September / October 2022

Aboard: Rawhiti

A shapely New Zealand A-class cutter from 1905
RAWHITI

RAWHITI, 55’ on deck, was restored to her original grandeur in a four-year project that started in 2007. She was originally launched in 1905 at the Logan yard in Auckland, New Zealand.

RAWHITI is one of about 45 keel cutters launched from the Logan yards based in Auckland, New Zealand, between 1882 and 1908. Christened in 1905, she’s one of the youngest of the breed and, at 55' on deck, one of the largest. She benefited from a local restoration renaissance and once again looks proud, with her flush deck, a jackyard topsail, and the superb detailing that went with New Zealand’s golden age of yachting. Peter Brookes gave RAWHITI a carefully considered restoration between 2007 and 2011 and, fortunately for both man and boat, he has recently become her owner.
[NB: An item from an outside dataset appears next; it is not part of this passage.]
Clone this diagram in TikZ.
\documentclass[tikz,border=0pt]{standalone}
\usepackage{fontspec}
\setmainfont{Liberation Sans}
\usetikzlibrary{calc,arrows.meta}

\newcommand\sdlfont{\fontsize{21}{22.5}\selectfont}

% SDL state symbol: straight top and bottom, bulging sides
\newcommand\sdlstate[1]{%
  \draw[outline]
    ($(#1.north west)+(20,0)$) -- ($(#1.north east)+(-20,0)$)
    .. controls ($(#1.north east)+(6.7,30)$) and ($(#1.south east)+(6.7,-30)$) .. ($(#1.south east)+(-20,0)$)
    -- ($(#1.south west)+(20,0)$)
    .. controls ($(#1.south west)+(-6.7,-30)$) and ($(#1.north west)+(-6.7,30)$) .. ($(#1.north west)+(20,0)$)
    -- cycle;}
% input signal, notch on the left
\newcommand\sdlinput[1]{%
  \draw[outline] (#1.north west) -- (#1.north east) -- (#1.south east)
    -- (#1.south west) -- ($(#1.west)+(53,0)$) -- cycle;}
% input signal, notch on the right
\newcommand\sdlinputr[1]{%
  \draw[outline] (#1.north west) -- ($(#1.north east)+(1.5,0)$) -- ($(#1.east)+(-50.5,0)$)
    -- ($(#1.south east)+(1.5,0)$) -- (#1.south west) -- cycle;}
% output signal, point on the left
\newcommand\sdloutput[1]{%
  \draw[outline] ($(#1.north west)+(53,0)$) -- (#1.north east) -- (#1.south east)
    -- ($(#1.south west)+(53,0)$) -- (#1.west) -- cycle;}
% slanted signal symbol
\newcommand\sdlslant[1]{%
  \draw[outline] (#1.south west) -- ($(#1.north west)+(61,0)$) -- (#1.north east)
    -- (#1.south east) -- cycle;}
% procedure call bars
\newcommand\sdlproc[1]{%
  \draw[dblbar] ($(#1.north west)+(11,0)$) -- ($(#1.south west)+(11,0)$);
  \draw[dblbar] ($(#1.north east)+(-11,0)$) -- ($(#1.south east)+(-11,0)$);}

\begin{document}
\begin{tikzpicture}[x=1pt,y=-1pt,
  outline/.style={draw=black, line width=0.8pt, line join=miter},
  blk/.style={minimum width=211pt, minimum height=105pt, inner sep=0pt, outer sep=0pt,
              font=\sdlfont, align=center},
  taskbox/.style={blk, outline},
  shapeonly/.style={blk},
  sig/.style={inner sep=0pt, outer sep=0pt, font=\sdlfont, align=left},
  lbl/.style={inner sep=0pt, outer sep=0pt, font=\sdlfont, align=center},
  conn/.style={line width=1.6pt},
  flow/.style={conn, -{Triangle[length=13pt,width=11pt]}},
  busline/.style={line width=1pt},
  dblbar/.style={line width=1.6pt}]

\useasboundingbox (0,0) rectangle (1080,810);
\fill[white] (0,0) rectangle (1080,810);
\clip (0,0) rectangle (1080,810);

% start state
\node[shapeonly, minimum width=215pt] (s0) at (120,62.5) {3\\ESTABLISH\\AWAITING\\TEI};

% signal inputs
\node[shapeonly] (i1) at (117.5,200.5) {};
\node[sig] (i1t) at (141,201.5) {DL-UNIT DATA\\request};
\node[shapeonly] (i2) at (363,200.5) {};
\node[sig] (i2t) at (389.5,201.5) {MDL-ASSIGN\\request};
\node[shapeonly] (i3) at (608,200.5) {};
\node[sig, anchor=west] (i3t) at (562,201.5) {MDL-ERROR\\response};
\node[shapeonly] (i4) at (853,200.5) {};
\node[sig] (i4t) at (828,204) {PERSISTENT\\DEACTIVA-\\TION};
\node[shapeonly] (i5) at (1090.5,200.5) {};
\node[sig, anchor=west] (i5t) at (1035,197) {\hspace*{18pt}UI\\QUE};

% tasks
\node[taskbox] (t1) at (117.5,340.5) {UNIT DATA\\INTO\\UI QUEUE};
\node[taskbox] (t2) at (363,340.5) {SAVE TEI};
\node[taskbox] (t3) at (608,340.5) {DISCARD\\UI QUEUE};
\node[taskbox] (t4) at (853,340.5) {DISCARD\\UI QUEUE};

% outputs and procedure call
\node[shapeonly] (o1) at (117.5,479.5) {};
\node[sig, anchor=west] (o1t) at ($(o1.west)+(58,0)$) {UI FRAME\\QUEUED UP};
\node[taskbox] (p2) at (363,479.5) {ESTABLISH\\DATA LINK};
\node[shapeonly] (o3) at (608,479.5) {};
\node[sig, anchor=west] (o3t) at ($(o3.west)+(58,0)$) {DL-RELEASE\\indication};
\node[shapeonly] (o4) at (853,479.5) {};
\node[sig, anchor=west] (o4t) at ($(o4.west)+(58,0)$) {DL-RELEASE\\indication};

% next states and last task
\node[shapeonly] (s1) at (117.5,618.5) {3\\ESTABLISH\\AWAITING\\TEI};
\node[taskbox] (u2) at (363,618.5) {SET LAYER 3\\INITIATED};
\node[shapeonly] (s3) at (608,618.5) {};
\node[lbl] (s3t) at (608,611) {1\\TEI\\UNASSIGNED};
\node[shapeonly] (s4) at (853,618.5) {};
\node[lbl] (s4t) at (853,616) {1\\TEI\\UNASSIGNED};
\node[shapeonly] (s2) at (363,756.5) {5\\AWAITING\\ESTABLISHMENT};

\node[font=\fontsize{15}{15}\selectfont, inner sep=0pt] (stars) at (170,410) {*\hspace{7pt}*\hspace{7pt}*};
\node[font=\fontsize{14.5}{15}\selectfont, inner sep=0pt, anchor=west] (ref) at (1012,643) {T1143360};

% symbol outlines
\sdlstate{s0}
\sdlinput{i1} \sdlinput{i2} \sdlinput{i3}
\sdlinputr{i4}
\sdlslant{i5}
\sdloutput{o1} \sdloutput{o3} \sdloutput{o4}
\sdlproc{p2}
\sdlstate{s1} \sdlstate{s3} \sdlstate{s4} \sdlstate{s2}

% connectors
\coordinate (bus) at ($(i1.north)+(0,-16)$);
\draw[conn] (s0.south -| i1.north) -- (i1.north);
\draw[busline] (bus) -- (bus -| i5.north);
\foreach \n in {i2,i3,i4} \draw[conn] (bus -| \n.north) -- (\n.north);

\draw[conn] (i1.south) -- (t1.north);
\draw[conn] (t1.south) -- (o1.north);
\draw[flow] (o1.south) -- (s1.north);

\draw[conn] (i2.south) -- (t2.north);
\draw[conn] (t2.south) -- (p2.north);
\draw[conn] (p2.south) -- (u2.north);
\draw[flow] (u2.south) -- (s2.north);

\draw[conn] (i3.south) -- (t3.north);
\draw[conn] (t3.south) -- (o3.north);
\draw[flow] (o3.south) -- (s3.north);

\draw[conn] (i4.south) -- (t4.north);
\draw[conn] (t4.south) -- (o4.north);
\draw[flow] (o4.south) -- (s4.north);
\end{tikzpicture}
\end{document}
In 1892, after amicably splitting from Robert Logan Sr., who was their Scottish-bred boatbuilding father, John, Robert Jr., and Archibald (only a year apart in age and all of them under 30) set up their own shop and promptly replicated N.G. Herreshoff’s revolutionary GLORIANA. Their interpretation was based on lines published that year in the American magazine Forest & Stream, but they built her half-sized and on speculation, with the same name as the original. Their swift little cutter created a record of her own, brought in the hoped-for business, and, amazingly, still sails today. The very next year, 1893, was a banner one for big cutters in Great Britain and the United States. It culminated in the AMERICA’s Cup contest where the Scottish designer George L. Watson’s VALKYRIE nearly beat Herreshoff’s VIGILANT.  It was also the year of Watson’s similar design of the royal yacht BRITANNIA and concurrent designs from fellow Scotsman William Fife that helped establish hull shapes that were widely admired, replicated, and reported. Yachting was big news in those days, carried in newspapers worldwide.Stories of Watson, Fife, and Herreshoff’s innovations quickly traveled to New Zealand and were not lost on the Logan brothers, who were avid sailors and could race boats as well as they built them. Speedy, straightforward, and handsome keel cutters became their specialty for the next dozen years with Arch Logan designing most of them.